|Title||Asynchronous Two-Level Checkpointing Scheme for Large-Scale Adjoints in the Spectral-Element Solver Nek5000 |
|Publication Type||Journal Article |
|Year of Publication||2015 |
|Authors||Schanen, M, Marin, O, Zhang, H, Anitescu, M |
|Journal||Procedia Computer Science |
|Date Published||06/2016 |
|Other Numbers||ANL/MCS-P5422-1015 |
|Abstract||Adjoints are an important computational tool for large-scale sensitivity evaluation, uncertainty quantification, and derivative-based optimization. An essential component of their performance is the storage/recomputation balance in which efficient checkpointing methods play a key role.

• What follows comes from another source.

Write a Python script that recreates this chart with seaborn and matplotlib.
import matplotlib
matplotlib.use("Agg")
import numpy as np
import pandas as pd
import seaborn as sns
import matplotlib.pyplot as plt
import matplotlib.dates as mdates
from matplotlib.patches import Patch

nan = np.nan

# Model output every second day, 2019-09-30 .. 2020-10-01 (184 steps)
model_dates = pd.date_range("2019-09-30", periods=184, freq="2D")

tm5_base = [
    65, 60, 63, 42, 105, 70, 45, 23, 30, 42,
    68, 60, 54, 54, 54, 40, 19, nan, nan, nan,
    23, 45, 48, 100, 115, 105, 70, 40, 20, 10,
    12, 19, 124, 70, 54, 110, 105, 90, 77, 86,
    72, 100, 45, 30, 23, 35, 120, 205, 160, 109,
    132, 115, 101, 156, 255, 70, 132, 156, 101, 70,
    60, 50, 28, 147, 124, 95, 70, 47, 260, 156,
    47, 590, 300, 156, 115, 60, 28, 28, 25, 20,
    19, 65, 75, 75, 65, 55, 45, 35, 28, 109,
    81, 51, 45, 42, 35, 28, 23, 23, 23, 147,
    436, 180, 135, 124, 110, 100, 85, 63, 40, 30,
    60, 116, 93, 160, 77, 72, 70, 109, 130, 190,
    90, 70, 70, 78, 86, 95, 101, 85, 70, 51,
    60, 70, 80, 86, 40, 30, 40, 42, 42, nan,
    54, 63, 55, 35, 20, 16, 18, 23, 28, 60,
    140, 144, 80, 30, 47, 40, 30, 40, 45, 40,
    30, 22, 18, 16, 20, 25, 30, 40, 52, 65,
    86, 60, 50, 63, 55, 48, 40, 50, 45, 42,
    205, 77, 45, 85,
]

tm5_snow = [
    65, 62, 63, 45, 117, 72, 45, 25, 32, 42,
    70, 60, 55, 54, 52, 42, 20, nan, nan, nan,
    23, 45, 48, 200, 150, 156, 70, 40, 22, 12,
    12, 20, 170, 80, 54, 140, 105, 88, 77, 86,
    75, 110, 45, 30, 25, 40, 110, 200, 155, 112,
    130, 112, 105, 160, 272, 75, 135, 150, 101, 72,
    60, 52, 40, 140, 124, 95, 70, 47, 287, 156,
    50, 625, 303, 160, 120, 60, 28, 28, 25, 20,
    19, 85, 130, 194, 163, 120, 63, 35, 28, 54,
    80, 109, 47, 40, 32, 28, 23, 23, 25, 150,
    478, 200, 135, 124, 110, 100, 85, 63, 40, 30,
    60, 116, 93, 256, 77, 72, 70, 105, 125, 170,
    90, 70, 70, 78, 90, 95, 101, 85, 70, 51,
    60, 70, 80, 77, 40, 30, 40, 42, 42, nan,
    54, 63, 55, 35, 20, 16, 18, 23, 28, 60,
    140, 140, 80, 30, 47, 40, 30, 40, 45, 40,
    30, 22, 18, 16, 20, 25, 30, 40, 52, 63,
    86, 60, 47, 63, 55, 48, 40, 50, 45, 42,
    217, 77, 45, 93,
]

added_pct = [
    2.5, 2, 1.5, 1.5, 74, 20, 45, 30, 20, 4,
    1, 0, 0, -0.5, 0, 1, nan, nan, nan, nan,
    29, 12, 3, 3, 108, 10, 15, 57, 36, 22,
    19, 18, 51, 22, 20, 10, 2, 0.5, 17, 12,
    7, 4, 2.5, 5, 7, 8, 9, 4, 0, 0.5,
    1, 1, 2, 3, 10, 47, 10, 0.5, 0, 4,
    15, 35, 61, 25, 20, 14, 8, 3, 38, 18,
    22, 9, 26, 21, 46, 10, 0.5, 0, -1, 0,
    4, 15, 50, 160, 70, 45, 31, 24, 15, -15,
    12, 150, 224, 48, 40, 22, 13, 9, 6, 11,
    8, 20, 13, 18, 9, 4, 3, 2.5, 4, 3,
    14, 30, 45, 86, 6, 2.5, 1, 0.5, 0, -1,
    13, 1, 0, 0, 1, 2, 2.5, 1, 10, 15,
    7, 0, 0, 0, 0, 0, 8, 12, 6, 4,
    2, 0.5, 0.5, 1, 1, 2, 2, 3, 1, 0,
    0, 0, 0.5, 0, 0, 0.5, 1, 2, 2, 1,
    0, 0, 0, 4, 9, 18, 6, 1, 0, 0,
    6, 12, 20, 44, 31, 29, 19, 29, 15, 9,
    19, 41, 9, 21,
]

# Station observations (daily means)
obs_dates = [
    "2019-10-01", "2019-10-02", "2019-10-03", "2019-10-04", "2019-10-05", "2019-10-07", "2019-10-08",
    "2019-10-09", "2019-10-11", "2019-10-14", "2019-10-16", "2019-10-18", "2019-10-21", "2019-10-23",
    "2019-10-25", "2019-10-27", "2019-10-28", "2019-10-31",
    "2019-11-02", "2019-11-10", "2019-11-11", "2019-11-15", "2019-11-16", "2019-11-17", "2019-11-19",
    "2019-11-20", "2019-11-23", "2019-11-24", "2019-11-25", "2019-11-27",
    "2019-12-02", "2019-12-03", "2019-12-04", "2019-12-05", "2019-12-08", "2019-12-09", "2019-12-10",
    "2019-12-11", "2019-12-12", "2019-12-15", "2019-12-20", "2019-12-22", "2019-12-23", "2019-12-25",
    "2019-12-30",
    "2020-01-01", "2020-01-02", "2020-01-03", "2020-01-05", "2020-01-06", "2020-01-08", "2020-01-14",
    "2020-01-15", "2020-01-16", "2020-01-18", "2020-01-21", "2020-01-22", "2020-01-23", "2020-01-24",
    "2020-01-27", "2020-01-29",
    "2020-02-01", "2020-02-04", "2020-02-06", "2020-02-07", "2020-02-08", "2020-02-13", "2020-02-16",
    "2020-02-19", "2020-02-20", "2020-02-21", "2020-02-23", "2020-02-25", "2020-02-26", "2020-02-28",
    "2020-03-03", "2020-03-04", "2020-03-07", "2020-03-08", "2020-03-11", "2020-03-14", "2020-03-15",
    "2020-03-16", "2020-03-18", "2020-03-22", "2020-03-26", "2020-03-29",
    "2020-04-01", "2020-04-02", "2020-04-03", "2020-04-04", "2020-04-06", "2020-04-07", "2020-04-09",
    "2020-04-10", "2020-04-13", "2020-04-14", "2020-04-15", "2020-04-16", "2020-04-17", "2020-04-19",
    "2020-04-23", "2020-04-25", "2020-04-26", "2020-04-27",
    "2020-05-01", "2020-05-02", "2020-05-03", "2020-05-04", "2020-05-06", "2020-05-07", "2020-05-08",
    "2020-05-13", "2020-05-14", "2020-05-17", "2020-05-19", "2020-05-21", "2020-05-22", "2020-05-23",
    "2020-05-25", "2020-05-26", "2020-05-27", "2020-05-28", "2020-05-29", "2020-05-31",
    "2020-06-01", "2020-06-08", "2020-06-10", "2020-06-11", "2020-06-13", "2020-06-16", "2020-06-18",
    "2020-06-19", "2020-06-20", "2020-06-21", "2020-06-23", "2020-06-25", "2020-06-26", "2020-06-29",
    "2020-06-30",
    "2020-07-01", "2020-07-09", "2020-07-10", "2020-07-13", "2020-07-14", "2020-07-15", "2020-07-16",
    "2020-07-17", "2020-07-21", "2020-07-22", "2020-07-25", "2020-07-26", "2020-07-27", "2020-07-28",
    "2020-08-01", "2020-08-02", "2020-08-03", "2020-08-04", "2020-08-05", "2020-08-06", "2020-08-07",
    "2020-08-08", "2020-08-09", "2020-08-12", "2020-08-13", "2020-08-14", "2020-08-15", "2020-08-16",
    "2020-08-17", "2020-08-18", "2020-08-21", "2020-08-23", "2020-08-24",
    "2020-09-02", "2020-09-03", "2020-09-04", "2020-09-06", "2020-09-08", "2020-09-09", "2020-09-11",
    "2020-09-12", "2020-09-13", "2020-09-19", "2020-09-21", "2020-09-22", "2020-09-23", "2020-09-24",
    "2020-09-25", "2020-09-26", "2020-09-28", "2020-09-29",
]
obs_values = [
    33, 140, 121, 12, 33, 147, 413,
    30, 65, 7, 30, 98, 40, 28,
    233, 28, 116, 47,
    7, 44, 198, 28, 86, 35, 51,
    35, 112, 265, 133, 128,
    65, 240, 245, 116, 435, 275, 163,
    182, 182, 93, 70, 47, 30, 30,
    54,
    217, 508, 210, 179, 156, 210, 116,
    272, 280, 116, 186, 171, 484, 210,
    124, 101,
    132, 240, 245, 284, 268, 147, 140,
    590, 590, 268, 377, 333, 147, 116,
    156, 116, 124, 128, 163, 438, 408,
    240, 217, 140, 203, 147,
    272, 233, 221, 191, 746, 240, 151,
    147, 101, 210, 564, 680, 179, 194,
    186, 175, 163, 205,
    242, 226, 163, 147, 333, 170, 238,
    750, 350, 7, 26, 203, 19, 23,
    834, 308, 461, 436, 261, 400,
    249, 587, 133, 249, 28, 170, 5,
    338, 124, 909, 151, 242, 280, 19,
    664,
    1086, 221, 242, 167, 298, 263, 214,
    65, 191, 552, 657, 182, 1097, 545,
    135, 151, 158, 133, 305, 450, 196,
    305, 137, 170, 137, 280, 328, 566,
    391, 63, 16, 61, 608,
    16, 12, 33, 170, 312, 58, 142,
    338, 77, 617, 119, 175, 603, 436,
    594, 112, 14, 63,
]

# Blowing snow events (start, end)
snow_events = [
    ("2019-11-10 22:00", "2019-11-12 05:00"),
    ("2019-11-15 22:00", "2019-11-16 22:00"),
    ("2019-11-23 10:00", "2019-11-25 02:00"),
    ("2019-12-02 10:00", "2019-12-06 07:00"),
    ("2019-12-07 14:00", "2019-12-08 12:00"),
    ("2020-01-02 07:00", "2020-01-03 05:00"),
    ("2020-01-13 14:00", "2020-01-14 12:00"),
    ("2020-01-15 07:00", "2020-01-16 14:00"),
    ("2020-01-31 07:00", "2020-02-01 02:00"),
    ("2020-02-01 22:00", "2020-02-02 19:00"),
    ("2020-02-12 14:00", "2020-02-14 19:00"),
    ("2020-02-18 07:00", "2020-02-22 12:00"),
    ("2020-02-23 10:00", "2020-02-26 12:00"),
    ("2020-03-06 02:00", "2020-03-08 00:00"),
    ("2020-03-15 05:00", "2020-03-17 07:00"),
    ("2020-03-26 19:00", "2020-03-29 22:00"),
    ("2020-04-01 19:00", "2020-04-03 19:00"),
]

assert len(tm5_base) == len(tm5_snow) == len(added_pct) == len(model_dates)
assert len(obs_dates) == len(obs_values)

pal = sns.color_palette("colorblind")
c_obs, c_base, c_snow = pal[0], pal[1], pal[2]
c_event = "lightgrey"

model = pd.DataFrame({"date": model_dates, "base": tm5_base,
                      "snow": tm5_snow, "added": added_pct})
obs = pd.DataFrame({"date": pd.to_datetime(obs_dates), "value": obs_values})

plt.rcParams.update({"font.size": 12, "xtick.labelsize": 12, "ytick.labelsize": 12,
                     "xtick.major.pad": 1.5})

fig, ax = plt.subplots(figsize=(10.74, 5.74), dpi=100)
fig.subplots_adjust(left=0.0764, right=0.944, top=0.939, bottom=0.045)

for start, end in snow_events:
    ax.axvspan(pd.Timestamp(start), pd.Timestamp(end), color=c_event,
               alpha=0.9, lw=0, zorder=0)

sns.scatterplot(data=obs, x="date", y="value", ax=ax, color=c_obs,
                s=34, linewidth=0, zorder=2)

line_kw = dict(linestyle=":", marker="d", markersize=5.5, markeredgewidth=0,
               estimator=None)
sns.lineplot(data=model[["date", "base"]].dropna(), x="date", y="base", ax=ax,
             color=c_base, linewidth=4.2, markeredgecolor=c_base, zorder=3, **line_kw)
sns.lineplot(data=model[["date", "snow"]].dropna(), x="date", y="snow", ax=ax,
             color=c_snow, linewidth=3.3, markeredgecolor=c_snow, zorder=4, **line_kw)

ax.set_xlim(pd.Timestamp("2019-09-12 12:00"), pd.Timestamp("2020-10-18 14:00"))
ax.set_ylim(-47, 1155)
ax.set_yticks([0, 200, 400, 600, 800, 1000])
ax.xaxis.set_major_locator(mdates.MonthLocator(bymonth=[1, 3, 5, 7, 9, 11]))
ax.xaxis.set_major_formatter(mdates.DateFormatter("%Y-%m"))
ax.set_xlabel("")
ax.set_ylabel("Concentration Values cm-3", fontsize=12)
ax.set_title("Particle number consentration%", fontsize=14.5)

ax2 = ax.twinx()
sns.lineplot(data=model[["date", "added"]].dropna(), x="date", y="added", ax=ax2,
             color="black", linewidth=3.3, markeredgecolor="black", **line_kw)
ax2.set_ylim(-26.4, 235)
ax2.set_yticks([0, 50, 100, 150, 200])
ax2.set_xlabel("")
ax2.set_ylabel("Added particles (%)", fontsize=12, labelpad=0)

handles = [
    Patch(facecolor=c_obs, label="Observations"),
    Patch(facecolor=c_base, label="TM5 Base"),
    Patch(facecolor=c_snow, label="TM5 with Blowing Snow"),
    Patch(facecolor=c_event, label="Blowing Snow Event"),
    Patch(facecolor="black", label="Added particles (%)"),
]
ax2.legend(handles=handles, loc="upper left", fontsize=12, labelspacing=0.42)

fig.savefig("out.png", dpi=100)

We introduce a novel asynchronous two-level adjoint checkpointing scheme for multistep numerical time discretizations targeted at large-scale numerical simulations. The checkpointing scheme combines bandwidth-limited disk checkpointing and binomial memory checkpointing. Based on assumptions about the target petascale systems, which we later demonstrate to be realistic on the IBM Blue Gene/Q system Mira, we create a model of the expected performance of our checkpointing approach and validate it using the highly scalable Navier-Stokes spectral-element solver Nek5000 on small to moderate subsystems of the Mira supercomputer. In turn, this allows us to predict optimal algorithmic choices when using all of Mira. We also demonstrate that two-level checkpointing is significantly superior to single-level checkpointing when adjoining a large number of time integration steps. To our knowledge, this is the first time two-level checkpointing had been designed, implemented, tuned, and demonstrated on fluid dynamics codes at large scale of 50k+ cores.